Judgement Day, the future war between man and machines — Cameron teased us with this in the first two films, and I don’t think anyone ever believed they would eventually see it on the big screen. As crappy as Terminator 3 was, the end twist got me excited for the possibility. And I understand that the name McG doesn’t instill confidence. Those of you who visit the site frequently have probably noticed how much I have been sticking up for the film, even before a second of footage was previewed to the public. The reason is that I saw everything up close and personal. I went to Albuquerque New Mexico very skeptical, and came back convinced that McG was the right man for the job, and that the result would be a fun action film, deserving of the Terminator name.
Our group was given unprecedented access to the production which was shooting on all 8 stages of the newly built Albuquerque Studios. Before we did anything, we were brought into a huge room filled wall to wall with concept after and models. The unit publicist gave us a tour of the first two thirds of the film. I’ve been on a bunch of sets where fear of spoiler leaks prevents the studio from providing embargoed journalists with plot information. This is the first set that I was given the all access pass, which allowed me to better connect the dots when we toured the many stages on the studio lot. I was able to look at the locations and sets through the larger perspective of the overall film.
So what Did I see? Since this is a preview piece, I can’t go into much detail. We were able to walk through Skynet’s testing center while it was being constructed. We saw John Connor’s underground bunker, drove by the destroyed 7-11 that is seen in the trailer, and stood in the Silo where John Connor and Marcus Wright go face to face (also seen in the trailer). But the majority of our visit focused on watching first unit photography in a power plant that had been converted into a Terminator assembly factory. You can see John Conner entering the factory in the photo at the top of this story. We got to watch them shoot some intense action sequences, one which involved Connor getting his signature facial scar — how cool is that? More on that later.

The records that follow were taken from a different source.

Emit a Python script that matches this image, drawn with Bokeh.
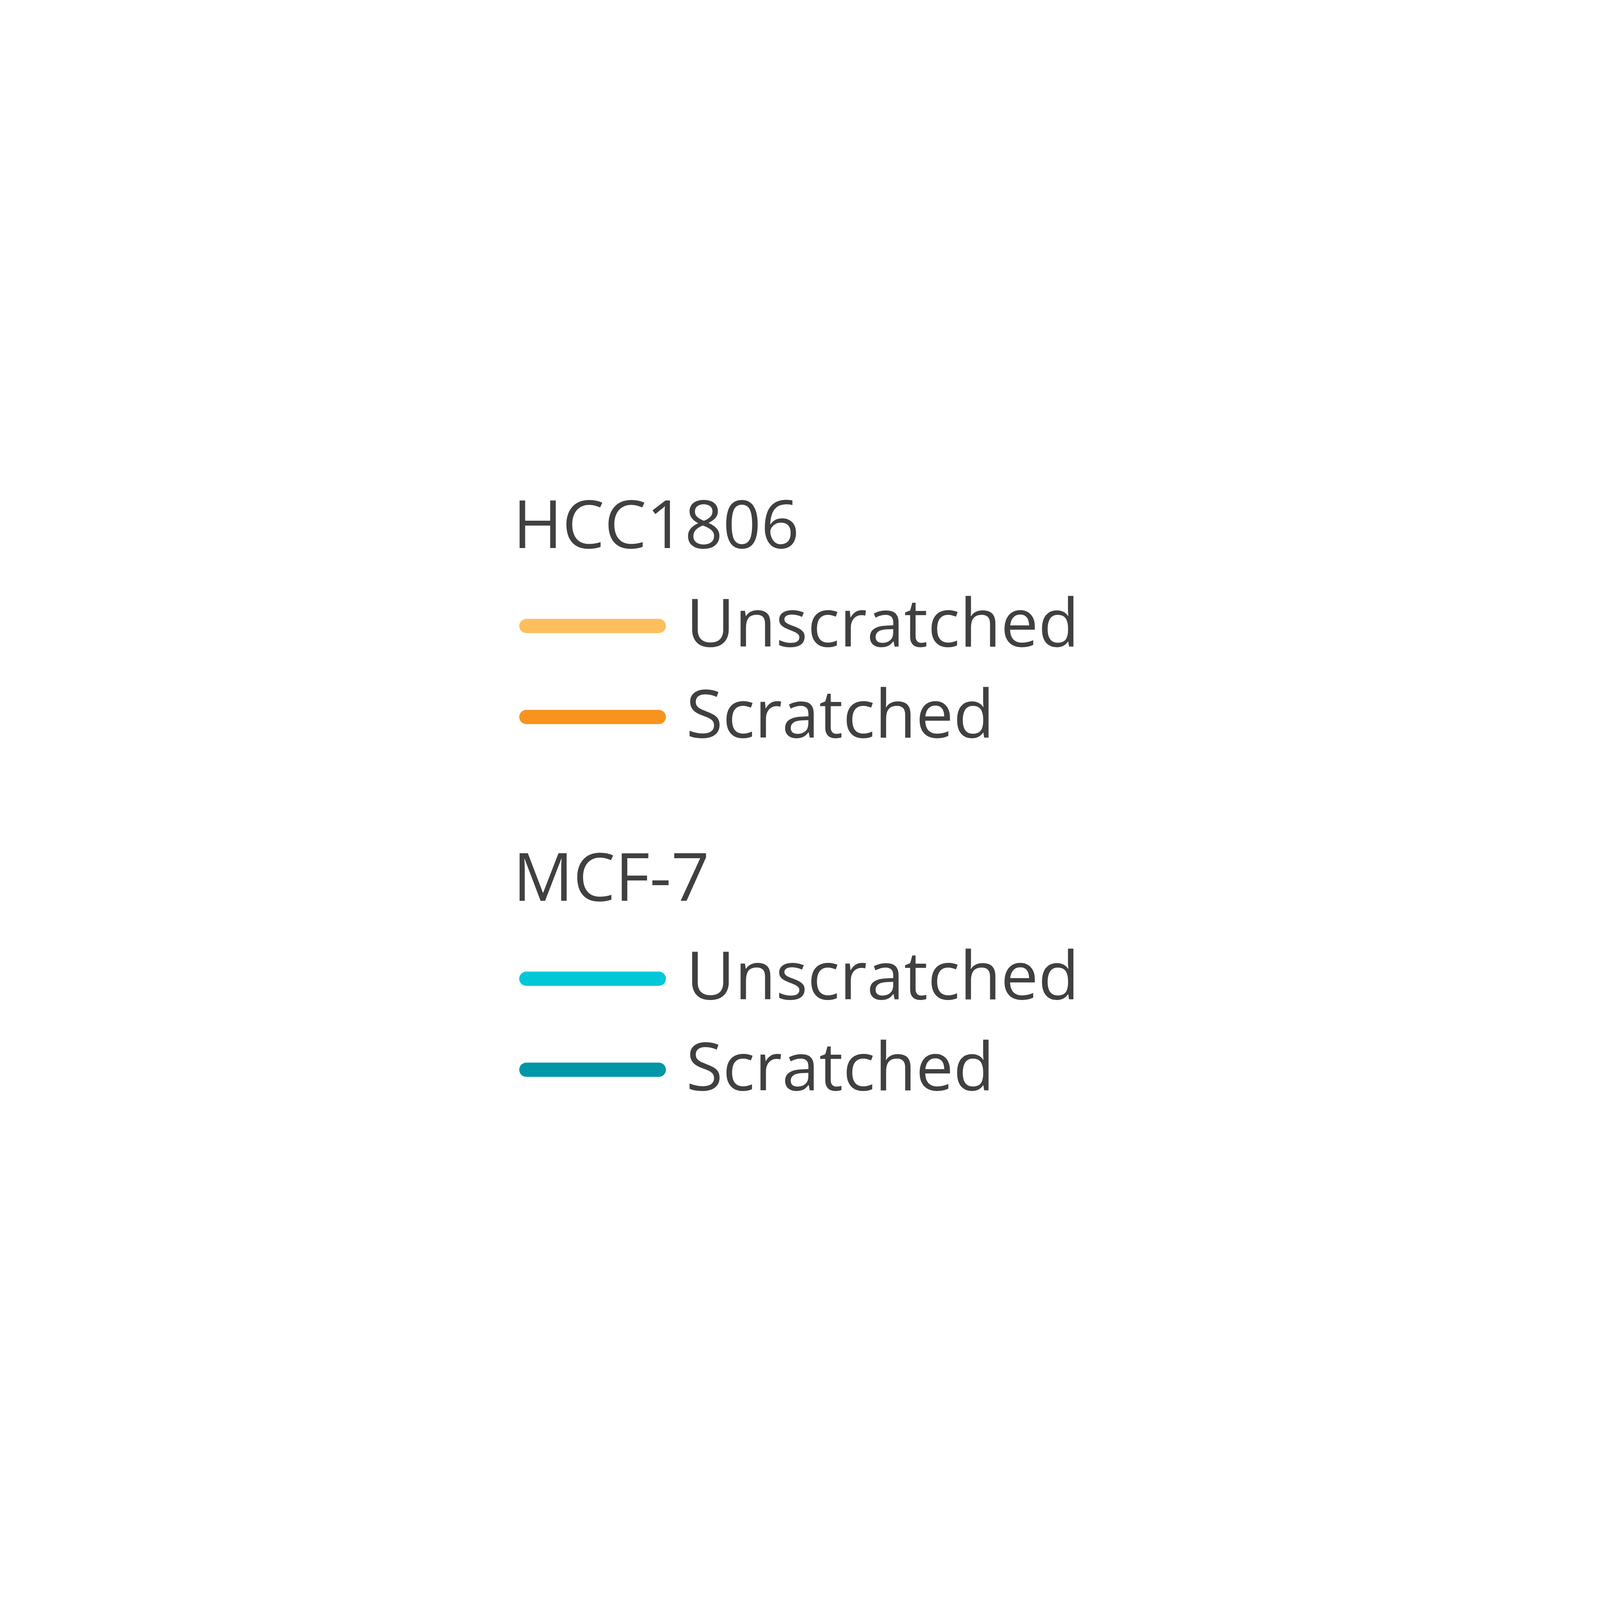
from bokeh.plotting import figure
from bokeh.models import Range1d, ColumnDataSource
from bokeh.core.properties import value
from bokeh.embed import file_html
from bokeh.resources import INLINE

# ---- data ----
groups = ["HCC1806", "MCF-7"]
conditions = ["Unscratched", "Scratched"]
group_colors = [["#FDBF5E", "#F8931F"], ["#00C8D6", "#0096A8"]]

# ---- layout (pixel units, y downward) ----
W = H = 4151
X0 = 1313            # left of titles
TITLE0 = 1401        # baseline of first group title
GROUP_GAP = 903      # between group title baselines
ROW0 = 201           # title baseline -> first line centre
ROW_GAP = 233        # between rows
LINE_LEN = 339
LINE_X0 = 1347
LINE_W = 36.5
TEXT_X = 1756
TEXT_DY = 51         # line centre -> label baseline
TEXT_FIX = -65       # renderer baseline correction
FONT = "Open Sans"
FS = "171px"
TXT_COLOR = "#404040"

p = figure(width=W, height=H, output_backend="svg", toolbar_location=None,
           x_range=Range1d(0, W), y_range=Range1d(H, 0), min_border=0)
p.axis.visible = False
p.grid.visible = False
p.outline_line_color = None
p.background_fill_color = "white"
p.border_fill_color = "white"

tx, ty, tt = [], [], []
sx0, sx1, sy, sc = [], [], [], []
lx, ly, lt = [], [], []
for gi, g in enumerate(groups):
    base = TITLE0 + gi * GROUP_GAP
    tx.append(X0); ty.append(base + TEXT_FIX); tt.append(g)
    for ci, c in enumerate(conditions):
        yc = base + ROW0 + ci * ROW_GAP
        sx0.append(LINE_X0); sx1.append(LINE_X0 + LINE_LEN); sy.append(yc)
        sc.append(group_colors[gi][ci])
        lx.append(TEXT_X); ly.append(yc + TEXT_DY + TEXT_FIX); lt.append(c)

p.segment(x0="x0", y0="y", x1="x1", y1="y", line_color="c", line_width=LINE_W,
          line_cap="round",
          source=ColumnDataSource(dict(x0=sx0, x1=sx1, y=sy, c=sc)))
p.text(x="x", y="y", text="t", text_font=value(FONT), text_font_size=value(FS),
       text_color=TXT_COLOR, text_baseline="alphabetic", text_align="left",
       source=ColumnDataSource(dict(x=tx, y=ty, t=tt)))
p.text(x="x", y="y", text="t", text_font=value(FONT), text_font_size=value(FS),
       text_color=TXT_COLOR, text_baseline="alphabetic", text_align="left",
       source=ColumnDataSource(dict(x=lx, y=ly, t=lt)))

open("out.html", "w").write(file_html(p, INLINE))
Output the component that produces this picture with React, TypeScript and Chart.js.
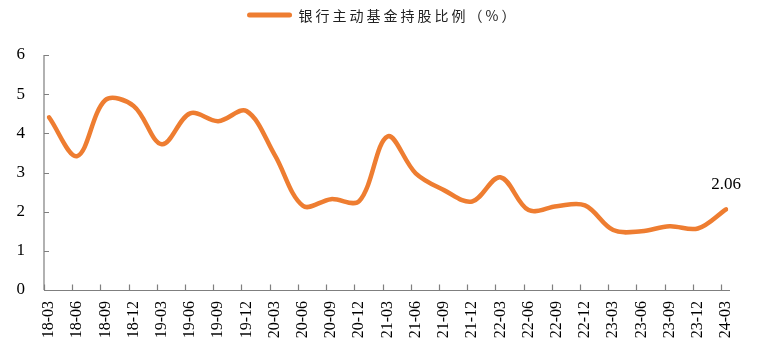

But the coolest moment for me was getting a tour of the Stan Winston Studios trailer, which was filled with all sorts of remote controlled endoskeletons and insane prosthetics. Having grown up on the “movie magic” specials of the 1980’s, I could have easily spent all day just in that trailer alone. One thing was immediately clear — the word practical was being thrown around a lot. Almost overused. Sure, this film will have computer effects (you’ve seen the Harvester in the trailer) but a surprising amount of the effects are being shot on the set, in camera or using a combination of tightly intertwined cg enhancements.
We spoke with Anton Yelchin (Kyle Reese), Moon Bloodgood (Blair Williams), and Sam Worthington (Marcus Wright). McG was overly outgoing, giving an enthusiastic pitch as to why we should give him a chance. And while McG exudes an indescribable energy, his pitch is not just enthusiasm and caffeine. He knows what he’s talking about, and says all the right things, referencing screenwriter Jonah Nolan (who was rewriting the script as we spoke) and the post apocalyptic novel The Road. While he launches into an interesting observation the cyborg technology of today, you wonder how this could be the same guy who directed Charlie’s Angeles 2 Full Throttle.
He brought us into his streamline trailer and showed us an 8-minute sizzle reel of the film. People haven’t seen anything yet. And for those who believe this film will definitely be PG-13, think again. We saw a piece of footage that showed Moon Bloodgood topless in the rain, which certainly gave me the impression that the rating has yet to be decided.
Back on the set.
Sparks fly from the ceiling, steam rises from the floor, and balls of fire launch into the air as an assembly line of T-800 endoskeletons move along a conveyor track above my head. I’m standing in a factory where Skynet manufactures Terminators. John Connor falls to the wet pavement, dirty, bruised and beaten. He lifts a big ass gun into the air and fires. A large explosion comes from the factory’s second floor. But whatever John hit, its still coming. John pulls himself along the floor, unable to get himself to his feet. Not that his feet would help at this point, as he appears fairly injured. He grabs for a smaller gun and shoots. A cloud of liquid nitrogen steam fills the air as Connor collapses.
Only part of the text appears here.